- Exercise brief: The material below should be written out in full and exactly; pictures stay out of the copy.

** Begin Stored data **

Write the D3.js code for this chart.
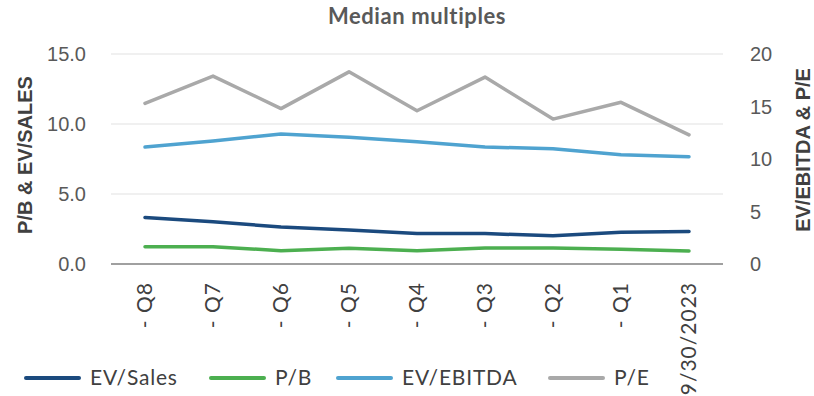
<!DOCTYPE html>
<html><head><meta charset="utf-8">
<script src="https://cdn.jsdelivr.net/npm/d3@7"></script>
<style>body{margin:0;background:#fff}svg{display:block}</style>
</head><body>
<svg id="c" width="814" height="396"></svg>
<script>
const categories = ["- Q8","- Q7","- Q6","- Q5","- Q4","- Q3","- Q2","- Q1","9/30/2023"];
const evSales  = [3.33,3.02,2.64,2.43,2.17,2.17,2.02,2.26,2.33];
const pb       = [1.24,1.24,0.95,1.12,0.95,1.14,1.14,1.05,0.93];
const evEbitda = [11.14,11.71,12.38,12.07,11.65,11.14,10.98,10.41,10.22];
const pe       = [15.3,17.9,14.8,18.3,14.6,17.8,13.8,15.4,12.3];
const leftTicks = [0,5,10,15];
const rightTicks = [0,5,10,15,20];

const svg = d3.select("#c");
const x = d3.scaleBand().domain(categories).range([111,723]);
const yL = d3.scaleLinear().domain([0,15]).range([264,54]);
const yR = d3.scaleLinear().domain([0,20]).range([264,54]);
const cx = d => x(d) + x.bandwidth()/2;

// gridlines
svg.append("g").selectAll("line").data(leftTicks.filter(t=>t>0)).join("line")
  .attr("x1",111).attr("x2",723).attr("y1",d=>yL(d)).attr("y2",d=>yL(d))
  .attr("stroke","#ebebeb").attr("stroke-width",1.5);
svg.append("line").attr("x1",111).attr("x2",723).attr("y1",yL(0)).attr("y2",yL(0))
  .attr("stroke","#a0a0a0").attr("stroke-width",2);

// left ticks
svg.append("g").selectAll("text").data(leftTicks).join("text")
  .attr("x",86).attr("y",d=>yL(d)).attr("dy","0.35em").attr("text-anchor","end")
  .attr("font-family","Liberation Sans, Arial, sans-serif").attr("font-size",20).attr("fill","#595959")
  .text(d=>d3.format(".1f")(d));
// right ticks
svg.append("g").selectAll("text").data(rightTicks).join("text")
  .attr("x",750).attr("y",d=>yR(d)).attr("dy","0.35em").attr("text-anchor","start")
  .attr("font-family","Liberation Sans, Arial, sans-serif").attr("font-size",20).attr("fill","#595959")
  .text(d=>d);

// axis titles
svg.append("text").attr("transform","translate(32,155) rotate(-90)").attr("text-anchor","middle")
  .attr("font-family","Liberation Sans, Arial, sans-serif").attr("font-weight","bold").attr("font-size",20).attr("fill","#404040")
  .text("P/B & EV/SALES");
svg.append("text").attr("transform","translate(810,150) rotate(-90)").attr("text-anchor","middle")
  .attr("font-family","Liberation Sans, Arial, sans-serif").attr("font-weight","bold").attr("font-size",20).attr("fill","#404040")
  .text("EV/EBITDA & P/E");

// title
svg.append("text").attr("x",417).attr("y",24).attr("text-anchor","middle")
  .attr("font-family","Lato, sans-serif").attr("font-weight","bold").attr("font-size",22)
  .attr("letter-spacing","0.6px").attr("fill","#595959")
  .text("Median multiples");

// x labels
svg.append("g").selectAll("text").data(categories).join("text")
  .attr("transform",d=>`translate(${cx(d)},282) rotate(-90)`).attr("dy","0.35em").attr("text-anchor","end")
  .attr("font-family","Lato, sans-serif").attr("font-size",21).attr("letter-spacing","1px").attr("fill","#404040")
  .text(d=>d);

// lines
const series = [
  {name:"EV/Sales", vals:evSales, y:yL, color:"#1b4a7e"},
  {name:"P/B", vals:pb, y:yL, color:"#4caf50"},
  {name:"EV/EBITDA", vals:evEbitda, y:yR, color:"#4fa3d0"},
  {name:"P/E", vals:pe, y:yR, color:"#a9a9a9"}
];
series.slice().reverse().forEach(s=>{
  const line = d3.line().x((v,i)=>cx(categories[i])).y(v=>s.y(v));
  svg.append("path").datum(s.vals).attr("d",line).attr("fill","none")
    .attr("stroke",s.color).attr("stroke-width",3.5).attr("stroke-linecap","round").attr("stroke-linejoin","round");
});

// legend
const legX = [26,211,338,550];
const lg = svg.append("g").selectAll("g").data(series).join("g")
  .attr("transform",(d,i)=>`translate(${legX[i]},378)`);
lg.append("line").attr("x1",0).attr("x2",53).attr("stroke",d=>d.color).attr("stroke-width",4).attr("stroke-linecap","round");
lg.append("text").attr("x",64).attr("dy","0.35em").attr("font-family","Lato, sans-serif").attr("font-size",21)
  .attr("letter-spacing","0.8px").attr("fill","#404040").text(d=>d.name);
</script>
</body></html>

** End Stored data **

- Correct result:
Write the D3.js code for this chart.
<!DOCTYPE html>
<html><head><meta charset="utf-8">
<script src="https://cdn.jsdelivr.net/npm/d3@7"></script>
<style>body{margin:0;background:#fff}svg{display:block}</style>
</head><body>
<svg id="c" width="814" height="396"></svg>
<script>
const categories = ["- Q8","- Q7","- Q6","- Q5","- Q4","- Q3","- Q2","- Q1","9/30/2023"];
const evSales  = [3.33,3.02,2.64,2.43,2.17,2.17,2.02,2.26,2.33];
const pb       = [1.24,1.24,0.95,1.12,0.95,1.14,1.14,1.05,0.93];
const evEbitda = [11.14,11.71,12.38,12.07,11.65,11.14,10.98,10.41,10.22];
const pe       = [15.3,17.9,14.8,18.3,14.6,17.8,13.8,15.4,12.3];
const leftTicks = [0,5,10,15];
const rightTicks = [0,5,10,15,20];

const svg = d3.select("#c");
const x = d3.scaleBand().domain(categories).range([111,723]);
const yL = d3.scaleLinear().domain([0,15]).range([264,54]);
const yR = d3.scaleLinear().domain([0,20]).range([264,54]);
const cx = d => x(d) + x.bandwidth()/2;

// gridlines
svg.append("g").selectAll("line").data(leftTicks.filter(t=>t>0)).join("line")
  .attr("x1",111).attr("x2",723).attr("y1",d=>yL(d)).attr("y2",d=>yL(d))
  .attr("stroke","#ebebeb").attr("stroke-width",1.5);
svg.append("line").attr("x1",111).attr("x2",723).attr("y1",yL(0)).attr("y2",yL(0))
  .attr("stroke","#a0a0a0").attr("stroke-width",2);

// left ticks
svg.append("g").selectAll("text").data(leftTicks).join("text")
  .attr("x",86).attr("y",d=>yL(d)).attr("dy","0.35em").attr("text-anchor","end")
  .attr("font-family","Liberation Sans, Arial, sans-serif").attr("font-size",20).attr("fill","#595959")
  .text(d=>d3.format(".1f")(d));
// right ticks
svg.append("g").selectAll("text").data(rightTicks).join("text")
  .attr("x",750).attr("y",d=>yR(d)).attr("dy","0.35em").attr("text-anchor","start")
  .attr("font-family","Liberation Sans, Arial, sans-serif").attr("font-size",20).attr("fill","#595959")
  .text(d=>d);

// axis titles
svg.append("text").attr("transform","translate(32,155) rotate(-90)").attr("text-anchor","middle")
  .attr("font-family","Liberation Sans, Arial, sans-serif").attr("font-weight","bold").attr("font-size",20).attr("fill","#404040")
  .text("P/B & EV/SALES");
svg.append("text").attr("transform","translate(810,150) rotate(-90)").attr("text-anchor","middle")
  .attr("font-family","Liberation Sans, Arial, sans-serif").attr("font-weight","bold").attr("font-size",20).attr("fill","#404040")
  .text("EV/EBITDA & P/E");

// title
svg.append("text").attr("x",417).attr("y",24).attr("text-anchor","middle")
  .attr("font-family","Lato, sans-serif").attr("font-weight","bold").attr("font-size",22)
  .attr("letter-spacing","0.6px").attr("fill","#595959")
  .text("Median multiples");

// x labels
svg.append("g").selectAll("text").data(categories).join("text")
  .attr("transform",d=>`translate(${cx(d)},282) rotate(-90)`).attr("dy","0.35em").attr("text-anchor","end")
  .attr("font-family","Lato, sans-serif").attr("font-size",21).attr("letter-spacing","1px").attr("fill","#404040")
  .text(d=>d);

// lines
const series = [
  {name:"EV/Sales", vals:evSales, y:yL, color:"#1b4a7e"},
  {name:"P/B", vals:pb, y:yL, color:"#4caf50"},
  {name:"EV/EBITDA", vals:evEbitda, y:yR, color:"#4fa3d0"},
  {name:"P/E", vals:pe, y:yR, color:"#a9a9a9"}
];
series.slice().reverse().forEach(s=>{
  const line = d3.line().x((v,i)=>cx(categories[i])).y(v=>s.y(v));
  svg.append("path").datum(s.vals).attr("d",line).attr("fill","none")
    .attr("stroke",s.color).attr("stroke-width",3.5).attr("stroke-linecap","round").attr("stroke-linejoin","round");
});

// legend
const legX = [26,211,338,550];
const lg = svg.append("g").selectAll("g").data(series).join("g")
  .attr("transform",(d,i)=>`translate(${legX[i]},378)`);
lg.append("line").attr("x1",0).attr("x2",53).attr("stroke",d=>d.color).attr("stroke-width",4).attr("stroke-linecap","round");
lg.append("text").attr("x",64).attr("dy","0.35em").attr("font-family","Lato, sans-serif").attr("font-size",21)
  .attr("letter-spacing","0.8px").attr("fill","#404040").text(d=>d.name);
</script>
</body></html>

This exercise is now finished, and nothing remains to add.